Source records
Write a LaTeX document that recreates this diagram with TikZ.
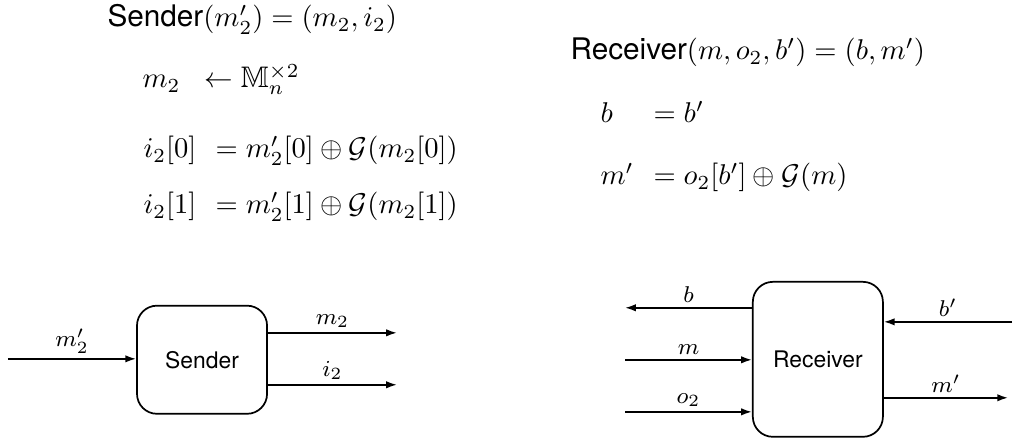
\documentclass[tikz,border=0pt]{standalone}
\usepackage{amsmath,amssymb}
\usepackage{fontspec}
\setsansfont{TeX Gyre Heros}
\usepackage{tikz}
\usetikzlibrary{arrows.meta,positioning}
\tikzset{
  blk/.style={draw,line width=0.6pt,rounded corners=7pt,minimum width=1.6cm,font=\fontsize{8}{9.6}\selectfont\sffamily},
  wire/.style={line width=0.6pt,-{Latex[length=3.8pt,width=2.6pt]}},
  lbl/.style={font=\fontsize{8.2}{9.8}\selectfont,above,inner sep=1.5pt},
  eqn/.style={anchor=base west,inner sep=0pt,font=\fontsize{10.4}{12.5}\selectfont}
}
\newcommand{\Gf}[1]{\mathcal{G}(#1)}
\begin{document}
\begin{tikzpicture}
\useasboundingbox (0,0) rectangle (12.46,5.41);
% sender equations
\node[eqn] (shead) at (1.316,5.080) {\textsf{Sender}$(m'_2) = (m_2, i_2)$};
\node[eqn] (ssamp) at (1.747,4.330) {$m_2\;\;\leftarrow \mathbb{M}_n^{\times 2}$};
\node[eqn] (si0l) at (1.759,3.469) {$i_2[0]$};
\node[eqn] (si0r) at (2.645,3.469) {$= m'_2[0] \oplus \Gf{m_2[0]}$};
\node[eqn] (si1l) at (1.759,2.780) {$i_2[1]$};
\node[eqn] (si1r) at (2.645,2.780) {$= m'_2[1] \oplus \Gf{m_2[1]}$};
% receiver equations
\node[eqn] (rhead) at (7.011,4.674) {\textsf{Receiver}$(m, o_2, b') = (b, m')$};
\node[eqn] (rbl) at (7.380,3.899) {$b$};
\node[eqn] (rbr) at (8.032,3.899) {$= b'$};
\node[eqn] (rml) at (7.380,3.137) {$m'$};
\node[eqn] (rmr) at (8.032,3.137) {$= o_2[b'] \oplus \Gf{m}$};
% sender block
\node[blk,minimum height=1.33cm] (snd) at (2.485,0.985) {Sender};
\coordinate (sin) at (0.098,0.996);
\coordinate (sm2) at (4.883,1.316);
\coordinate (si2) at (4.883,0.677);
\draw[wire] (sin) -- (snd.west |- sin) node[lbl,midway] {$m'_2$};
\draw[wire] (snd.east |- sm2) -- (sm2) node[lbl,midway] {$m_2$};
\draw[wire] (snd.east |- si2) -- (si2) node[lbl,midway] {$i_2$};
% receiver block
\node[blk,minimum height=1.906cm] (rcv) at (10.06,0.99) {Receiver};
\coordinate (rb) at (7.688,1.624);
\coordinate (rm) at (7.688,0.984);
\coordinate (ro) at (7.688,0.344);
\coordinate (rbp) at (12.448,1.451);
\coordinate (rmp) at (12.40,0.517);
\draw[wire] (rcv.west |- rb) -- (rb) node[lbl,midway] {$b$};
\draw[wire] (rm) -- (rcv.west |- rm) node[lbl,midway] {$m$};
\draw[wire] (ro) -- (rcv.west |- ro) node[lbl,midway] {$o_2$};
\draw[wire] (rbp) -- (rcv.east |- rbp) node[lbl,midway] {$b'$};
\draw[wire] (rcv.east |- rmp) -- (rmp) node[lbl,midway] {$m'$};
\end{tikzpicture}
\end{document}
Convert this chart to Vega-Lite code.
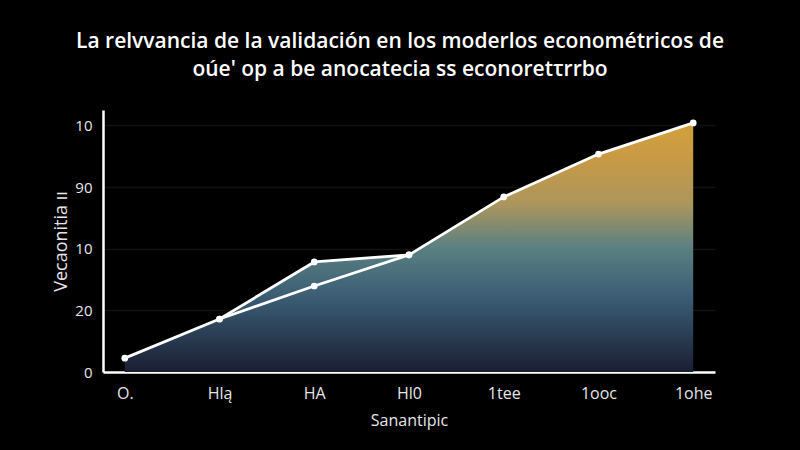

=== Aim of the task ===
Drop the images and quote the entries word for word.

=== Exercise result ===
Write a LaTeX document that recreates this diagram with TikZ.
\documentclass[tikz,border=0pt]{standalone}
\usepackage{amsmath,amssymb}
\usepackage{fontspec}
\setsansfont{TeX Gyre Heros}
\usepackage{tikz}
\usetikzlibrary{arrows.meta,positioning}
\tikzset{
  blk/.style={draw,line width=0.6pt,rounded corners=7pt,minimum width=1.6cm,font=\fontsize{8}{9.6}\selectfont\sffamily},
  wire/.style={line width=0.6pt,-{Latex[length=3.8pt,width=2.6pt]}},
  lbl/.style={font=\fontsize{8.2}{9.8}\selectfont,above,inner sep=1.5pt},
  eqn/.style={anchor=base west,inner sep=0pt,font=\fontsize{10.4}{12.5}\selectfont}
}
\newcommand{\Gf}[1]{\mathcal{G}(#1)}
\begin{document}
\begin{tikzpicture}
\useasboundingbox (0,0) rectangle (12.46,5.41);
% sender equations
\node[eqn] (shead) at (1.316,5.080) {\textsf{Sender}$(m'_2) = (m_2, i_2)$};
\node[eqn] (ssamp) at (1.747,4.330) {$m_2\;\;\leftarrow \mathbb{M}_n^{\times 2}$};
\node[eqn] (si0l) at (1.759,3.469) {$i_2[0]$};
\node[eqn] (si0r) at (2.645,3.469) {$= m'_2[0] \oplus \Gf{m_2[0]}$};
\node[eqn] (si1l) at (1.759,2.780) {$i_2[1]$};
\node[eqn] (si1r) at (2.645,2.780) {$= m'_2[1] \oplus \Gf{m_2[1]}$};
% receiver equations
\node[eqn] (rhead) at (7.011,4.674) {\textsf{Receiver}$(m, o_2, b') = (b, m')$};
\node[eqn] (rbl) at (7.380,3.899) {$b$};
\node[eqn] (rbr) at (8.032,3.899) {$= b'$};
\node[eqn] (rml) at (7.380,3.137) {$m'$};
\node[eqn] (rmr) at (8.032,3.137) {$= o_2[b'] \oplus \Gf{m}$};
% sender block
\node[blk,minimum height=1.33cm] (snd) at (2.485,0.985) {Sender};
\coordinate (sin) at (0.098,0.996);
\coordinate (sm2) at (4.883,1.316);
\coordinate (si2) at (4.883,0.677);
\draw[wire] (sin) -- (snd.west |- sin) node[lbl,midway] {$m'_2$};
\draw[wire] (snd.east |- sm2) -- (sm2) node[lbl,midway] {$m_2$};
\draw[wire] (snd.east |- si2) -- (si2) node[lbl,midway] {$i_2$};
% receiver block
\node[blk,minimum height=1.906cm] (rcv) at (10.06,0.99) {Receiver};
\coordinate (rb) at (7.688,1.624);
\coordinate (rm) at (7.688,0.984);
\coordinate (ro) at (7.688,0.344);
\coordinate (rbp) at (12.448,1.451);
\coordinate (rmp) at (12.40,0.517);
\draw[wire] (rcv.west |- rb) -- (rb) node[lbl,midway] {$b$};
\draw[wire] (rm) -- (rcv.west |- rm) node[lbl,midway] {$m$};
\draw[wire] (ro) -- (rcv.west |- ro) node[lbl,midway] {$o_2$};
\draw[wire] (rbp) -- (rcv.east |- rbp) node[lbl,midway] {$b'$};
\draw[wire] (rcv.east |- rmp) -- (rmp) node[lbl,midway] {$m'$};
\end{tikzpicture}
\end{document}
Convert this chart to Vega-Lite code.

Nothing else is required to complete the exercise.